Where a child’s parents live apart, the child can have only one legal residence (Appeal of S.L., 57 Ed Dept Rep, Decision No. 17,187; Appeal of Helms, 36 id. 95, Decision No. 13,668).  In cases where parents have joint custody and the child’s time is essentially divided between the parents’ respective households, the parents may designate the child’s residence for purposes of Education Law § 3202 (Appeal of S.L., 57 Ed Dept Rep, Decision No. 17,187; Appeal of T.P., 45 id. 156, Decision No. 15,288; Appeal of T.K., 43 id. 103, Decision No. 14,935; Appeal of Cortes, 37 id. 114, Decision No. 13,818).  However, in the absence of proof that the child’s time is indeed divided between both households, the child’s residency must be determined by the traditional test requiring physical presence in the district and intent to remain (Appeal of S.L., 57 Ed Dept Rep, Decision No. 17,187; Appeal of Rousseau, 45 id. 567, Decision No. 15,418).

Once established, residency is retained until a new permanent residence is established through action and intent (Appeal of K.S., 57 Ed Dept Rep, Decision No. 17,229; Appeal of Lin, 48 id. 166, Decision No. 15,827).  Temporary absence from a school district does not necessarily relinquish residency (Appeal of K.S., 57 Ed Dept Rep, Decision No. 17,229; Appeal of Lin, 48 id. 166, Decision No. 15,827).  Where a petitioner asserts that an out-of-district living arrangement is merely temporary, the Commissioner will consider evidence regarding the petitioner’s continuing ties to the community and efforts to return to the district (Appeal of K.S., 57 Ed Dept Rep, Decision No. 17,229; Appeal of Lin, 48 id. 166, Decision No. 15,827; Appeal of Hussain, 46 id. 108, Decision No. 15,456).
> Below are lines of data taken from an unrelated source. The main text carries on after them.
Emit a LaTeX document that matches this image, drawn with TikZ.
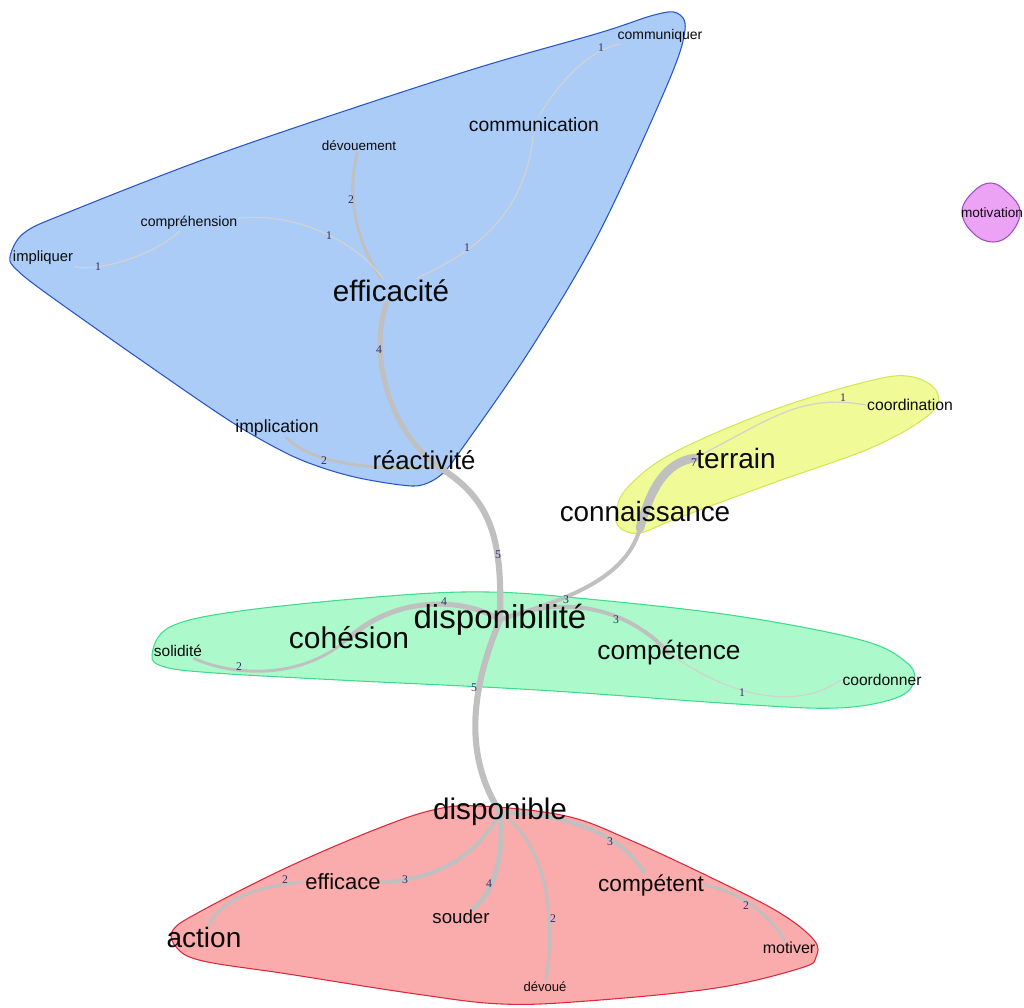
\documentclass[tikz,border=0pt]{standalone}
\usepackage{fontspec}
\setmainfont{Liberation Sans}
\newfontfamily\numfont{Liberation Serif}
\definecolor{edgegrey}{RGB}{192,192,192}
\definecolor{edgelight}{RGB}{210,210,206}
\definecolor{numcol}{RGB}{45,45,110}
\definecolor{bluefill}{RGB}{172,204,248}
\definecolor{blueline}{RGB}{40,85,200}
\definecolor{yelfill}{RGB}{240,250,150}
\definecolor{yelline}{RGB}{215,228,90}
\definecolor{grnfill}{RGB}{172,250,204}
\definecolor{grnline}{RGB}{60,220,140}
\definecolor{redfill}{RGB}{250,172,172}
\definecolor{redline}{RGB}{220,40,60}
\definecolor{purfill}{RGB}{236,162,245}
\definecolor{purline}{RGB}{160,80,190}
\pgfdeclarelayer{hull}
\pgfdeclarelayer{edges}
\pgfsetlayers{hull,edges,main}
\begin{document}
\begin{tikzpicture}[x=0.75pt,y=-0.75pt,
  word/.style={inner sep=1pt, text={rgb,255:red,10;green,10;blue,10}, font=\fontsize{#1}{#1}\selectfont},
  lab/.style={inner sep=0pt, text=numcol, font=\numfont\fontsize{8.8}{9}\selectfont},
  ed/.style={draw=edgegrey, line width=#1, line cap=round},
  edl/.style={draw=edgelight, line width=0.9pt, line cap=round},
  hullshape/.style={line width=0.8pt}]
\useasboundingbox (0,0) rectangle (1024,1007);

% ---------- words ----------
\node[word=10.5] (communiquer) at (660,36) {communiquer};
\node[word=14.5] (communication) at (534,125) {communication};
\node[word=10.1] (devouement) at (359,146) {dévouement};
\node[word=10.6] (comprehension) at (189,223) {compréhension};
\node[word=11.1] (impliquer) at (43,258) {impliquer};
\node[word=22.2] (efficacite) at (391,291) {efficacité};
\node[word=13.2] (implication) at (277,428) {implication};
\node[word=19.3] (reactivite) at (424,460) {réactivité};
\node[word=21] (terrain) at (736,458) {terrain};
\node[word=20.9] (connaissance) at (645,512) {connaissance};
\node[word=11.8] (coordination) at (910,405) {coordination};
\node[word=24.8] (disponibilite) at (500,620) {disponibilité};
\node[word=22.5] (cohesion) at (349,638) {cohésion};
\node[word=19.7] (competence) at (669,653) {compétence};
\node[word=11.6] (solidite) at (178,651) {solidité};
\node[word=11.7] (coordonner) at (882,680) {coordonner};
\node[word=22.3] (disponible) at (500,812) {disponible};
\node[word=16.5] (efficace) at (343,882) {efficace};
\node[word=17] (competent) at (651,885) {compétent};
\node[word=14] (souder) at (461,917) {souder};
\node[word=21] (action) at (204,937) {action};
\node[word=12] (motiver) at (789,948) {motiver};
\node[word=9.8] (devoue) at (545,987) {dévoué};
\node[word=10.2] (motivation) at (992,213) {motivation};

\coordinate (vreac) at (437,466);
\coordinate (vconn) at (640,528);

% ---------- hulls ----------
\begin{pgfonlayer}{hull}
\draw[hullshape, draw=blueline, fill=bluefill] plot[smooth cycle, tension=0.55] coordinates {
 (10,257) (24,233) (69,212) (230,150) (461,73) (599,33) (654,15) (677,13) (685,30)
 (668,83) (599,233) (530,350) (461,450) (442,474) (422,485) (401,485) (359,478)
 (323,468) (286,453) (230,421) (138,358) (46,293) (17,270)};
\draw[hullshape, draw=yelline, fill=yelfill] plot[smooth cycle, tension=0.6] coordinates {
 (616,512) (628,487) (673,453) (773,410) (873,380) (913,377) (937,392) (930,414)
 (873,447) (773,483) (673,520) (640,533) (620,528)};
\draw[hullshape, draw=grnline, fill=grnfill] plot[smooth cycle, tension=0.6] coordinates {
 (152,655) (170,627) (240,611) (389,596) (488,592) (588,599) (737,616) (861,640)
 (906,662) (914,681) (896,698) (837,708) (737,704) (538,690) (339,680) (215,673) (165,667)};
\draw[hullshape, draw=redline, fill=redfill] plot[smooth cycle, tension=0.6] coordinates {
 (433,810) (480,806) (566,816) (630,840) (716,880) (780,913) (814,940) (816,957)
 (801,968) (716,988) (587,1001) (502,1004) (416,994) (288,974) (203,961) (177,948)
 (173,930) (203,910) (288,867) (374,830)};
\draw[hullshape, draw=purline, fill=purfill] plot[smooth cycle, tension=0.7] coordinates {
 (991,183) (1008,193) (1020,211) (1011,233) (993,242) (973,233) (962,212) (973,192)};
\end{pgfonlayer}

% ---------- edges ----------
\begin{pgfonlayer}{edges}
\draw[edl] (efficacite) .. controls (450,262) and (525,230) .. (communication);
\draw[edl] (communication) .. controls (560,80) and (590,50) .. (communiquer);
\draw[ed=2.2pt] (efficacite) .. controls (360,250) and (345,200) .. (devouement);
\draw[edl] (efficacite) .. controls (360,245) and (300,212) .. (comprehension);
\draw[edl] (impliquer) .. controls (95,272) and (150,258) .. (comprehension);
\draw[ed=3.8pt] (efficacite) .. controls (370,350) and (385,425) .. (vreac);
\draw[ed=2.2pt] (implication) .. controls (310,462) and (370,472) .. (vreac);
\draw[ed=4.6pt] (vreac) .. controls (495,500) and (502,545) .. (disponibilite.center);
\draw[ed=3.8pt] (disponibilite.center) .. controls (470,600) and (400,592) .. (cohesion.center);
\draw[ed=2.2pt] (cohesion.center) .. controls (300,682) and (230,675) .. (solidite);
\draw[ed=3pt] (disponibilite.center) .. controls (550,603) and (625,585) .. (vconn);
\draw[ed=6.5pt] (vconn) .. controls (650,490) and (665,462) .. (terrain.west);
\draw[edl] (terrain.west) .. controls (770,420) and (800,393) .. (coordination.west);
\draw[ed=3pt] (disponibilite.center) .. controls (560,595) and (625,605) .. (competence.center);
\draw[edl] (competence.center) .. controls (720,690) and (790,715) .. (coordonner.west);
\draw[ed=4.6pt] (disponibilite.center) .. controls (475,680) and (460,750) .. (disponible.center);
\draw[ed=3pt] (disponible.center) .. controls (480,852) and (440,880) .. (efficace.east);
\draw[ed=2.2pt] (efficace.west) .. controls (260,885) and (220,900) .. (action);
\draw[ed=3.8pt] (disponible.center) .. controls (505,860) and (492,895) .. (souder);
\draw[ed=2.2pt] (disponible.center) .. controls (540,840) and (558,900) .. (devoue);
\draw[ed=3pt] (disponible.center) .. controls (580,815) and (625,840) .. (competent);
\draw[ed=2.2pt] (competent.east) .. controls (740,892) and (770,915) .. (motiver);
\end{pgfonlayer}

% ---------- edge weights ----------
\node[lab] (l1) at (601,48) {1};
\node[lab] (l2) at (467,248) {1};
\node[lab] (l3) at (351,200) {2};
\node[lab] (l4) at (329,236) {1};
\node[lab] (l5) at (98,267) {1};
\node[lab] (l6) at (379,350) {4};
\node[lab] (l7) at (324,461) {2};
\node[lab] (l8) at (498,555) {5};
\node[lab] (l9) at (694,463) {7};
\node[lab] (l10) at (843,398) {1};
\node[lab] (l11) at (444,602) {4};
\node[lab] (l12) at (566,600) {3};
\node[lab] (l13) at (616,620) {3};
\node[lab] (l14) at (239,667) {2};
\node[lab] (l15) at (474,688) {5};
\node[lab] (l16) at (742,693) {1};
\node[lab] (l17) at (405,880) {3};
\node[lab] (l18) at (285,880) {2};
\node[lab] (l19) at (489,884) {4};
\node[lab] (l20) at (553,919) {2};
\node[lab] (l21) at (610,842) {3};
\node[lab] (l22) at (746,906) {2};
\end{tikzpicture}
\end{document}
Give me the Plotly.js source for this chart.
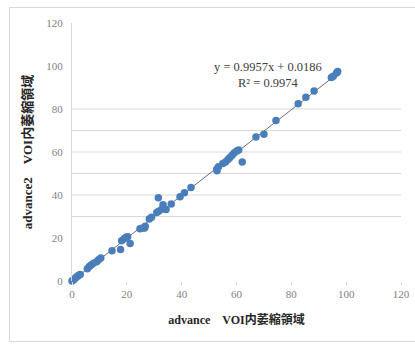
<!DOCTYPE html>
<html>
<head>
<meta charset="utf-8">
<script src="https://cdn.plot.ly/plotly-3.0.1.min.js"></script>
<style>
html,body{margin:0;padding:0;background:#fff;}
#frame{position:absolute;left:9px;top:7px;width:420px;height:335px;border:1px solid #d9d9d9;box-sizing:border-box;}
#chart{position:absolute;left:0;top:0;width:415px;height:345px;}
</style>
</head>
<body>
<div id="frame"></div>
<div id="chart"></div>
<script>
// Measured values (advance vs advance2, atrophy region inside VOI)
const xValues = [0, 0.5, 1, 1.5, 2, 2.5, 3,
  5.6, 6.3, 7, 7.8, 9, 9.7, 10.5,
  14.6, 17.7, 18.1, 19, 19.7, 20.3, 21.2,
  24.8, 25.8, 26.5, 26.7, 28.2, 29,
  30.9, 31.6, 32.8, 31.5, 33.2, 34.3, 36.2,
  39.4, 41, 43.4,
  52.8, 53.4, 52.9,
  55, 56, 56.9, 57.6, 58.4, 59.2, 60.1, 60.8, 62.1,
  67.1, 70, 74.4, 82.5, 85.3, 88.3,
  94.6, 95.3, 96.5, 96.9];
const yValues = [0, 0.5, 1, 1.8, 2.2, 2.7, 3,
  5.7, 6.7, 7.4, 8.2, 9, 9.9, 10.7,
  14.1, 14.7, 18.7, 19.7, 20.3, 20.6, 17.5,
  24.3, 24.6, 24.6, 25.5, 28.8, 29.6,
  31.9, 32.4, 33.4, 38.7, 35.5, 33.3, 35.8,
  39.2, 41, 43.5,
  52, 53.1, 51.3,
  54.7, 55.4, 56.5, 57.4, 58.5, 59.6, 60.5, 60.9, 55.3,
  67, 68.3, 74.6, 82.4, 85.5, 88.4,
  94.6, 95.2, 96.8, 97.4];
const slope = 0.9957;
const intercept = 0.0186;
const rSquared = 0.9974;
const trendX = [0, 97];
const gridValues = [30, 40, 50, 60, 70, 80];
const tickValues = [0, 20, 40, 60, 80, 100, 120];
const xTitle = "advance\u3000VOI内萎縮領域";
const yTitle = "advance2\u3000VOI内萎縮領域";

const serif = "'Liberation Serif', 'Noto Sans CJK JP', serif";

const traces = [
  {
    x: trendX,
    y: trendX.map(v => slope * v + intercept),
    mode: 'lines',
    line: {color: '#6b6b6b', width: 1},
    hoverinfo: 'skip',
    showlegend: false
  },
  {
    x: xValues,
    y: yValues,
    mode: 'markers',
    type: 'scatter',
    marker: {color: '#4A7EBB', size: 7.5},
    cliponaxis: false,
    showlegend: false
  }
];

const layout = {
  width: 415,
  height: 345,
  margin: {l: 72, r: 14, t: 23, b: 64},
  paper_bgcolor: 'rgba(0,0,0,0)',
  plot_bgcolor: 'rgba(0,0,0,0)',
  showlegend: false,
  xaxis: {
    range: [0, 120],
    tickvals: tickValues,
    showgrid: false,
    zeroline: false,
    showline: false,
    ticks: 'outside',
    ticklen: 3,
    tickcolor: '#d9d9d9',
    tickfont: {family: serif, size: 11, color: '#7f7f7f'},
    title: {text: xTitle, font: {family: serif, size: 12, color: '#262626', weight: 'bold'}, standoff: 16}
  },
  yaxis: {
    range: [0, 120],
    tickvals: tickValues,
    showgrid: false,
    zeroline: false,
    showline: true,
    linecolor: '#d9d9d9',
    linewidth: 1,
    ticks: '',
    ticklabelstandoff: 6,
    tickfont: {family: serif, size: 11, color: '#7f7f7f'},
    title: {text: yTitle, font: {family: serif, size: 13, color: '#262626', weight: 'bold'}, standoff: 10}
  },
  shapes: gridValues.map(v => ({
    type: 'line', xref: 'paper', yref: 'y', x0: 0, x1: 1, y0: v, y1: v,
    line: {color: '#d9d9d9', width: 1}, layer: 'below'
  })),
  annotations: [
    {x: 71.5, y: 99.5, xref: 'x', yref: 'y', text: 'y = ' + slope + 'x + ' + intercept,
     showarrow: false, font: {family: serif, size: 12.5, color: '#404040'}},
    {x: 71.5, y: 92, xref: 'x', yref: 'y', text: 'R² = ' + rSquared,
     showarrow: false, font: {family: serif, size: 12.5, color: '#404040'}}
  ]
};

Plotly.newPlot('chart', traces, layout, {displayModeBar: false, staticPlot: true});
</script>
</body>
</html>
A residency determination will not be set aside unless it is arbitrary and capricious (Appeal of Powell, 57 Ed Dept Rep, Decision No. 17,320; Appeal of White, 48 id. 295, Decision No. 15,863).  In an appeal to the Commissioner, the petitioner has the burden of demonstrating a clear legal right to the relief requested and the burden of establishing the facts upon which the petitioner seeks relief (Appeal of Powell, 57 Ed Dept Rep, Decision No. 17,320; Appeal of White, 48 id. 295, Decision No. 15,863).

In support of his claim of residency, petitioner submits utility bills for the month of January 2025, a corrected change of address notice from the post office dated October 20, 2024, car insurance and registration renewal from January 2025, his driver’s license, and various letters bearing his name and the in-district address. 

This documentary evidence is unpersuasive when weighed against respondent’s surveillance evidence (see Appeal of Mauro, 58 Ed Dept Rep, Decision No. 17,494; Appeal of Brown, 54 id., Decision No. 16,644; Appeal of Gay, 54 id., Decision No. 16,636).  The student was frequently observed leaving from the out-of-district address in December 2024, approximately two months after petitioner indicated that he and the student had returned to living in the district.[2]  To the extent petitioner suggests that the student was the teenager observed at the in-district address on two of the six days of surveillance, this is belied by respondent’s surveillance evidence.  On December 13, 2024, two investigators separately observed the teenager and the student departing the in- and out-of-district addresses.  Petitioner does not contest that respondent’s photographs accurately portray the student.  Thus, I am unpersuaded by petitioner’s argument that the student was the “teenage male” observed at the in-district address.  Consequently, respondent’s determination cannot be considered arbitrary or capricious.[3] 

THE APPEAL IS DISMISSED.

END OF FILE

 

[1] On those days where respondent only surveilled the in-district address, the student was present in school.

 

[2] It appears that petitioner was the “adult male” observed transporting the student from the out-of-district address in September and December 2024.  Even if not, this would not affect the outcome of this appeal as petitioner was never observed at the in-district address.

 

[3] Contrary to petitioner’s suggestion, a typographical error in respondent’s papers concerning the in-district address does not negate the persuasive value of respondent’s surveillance evidence.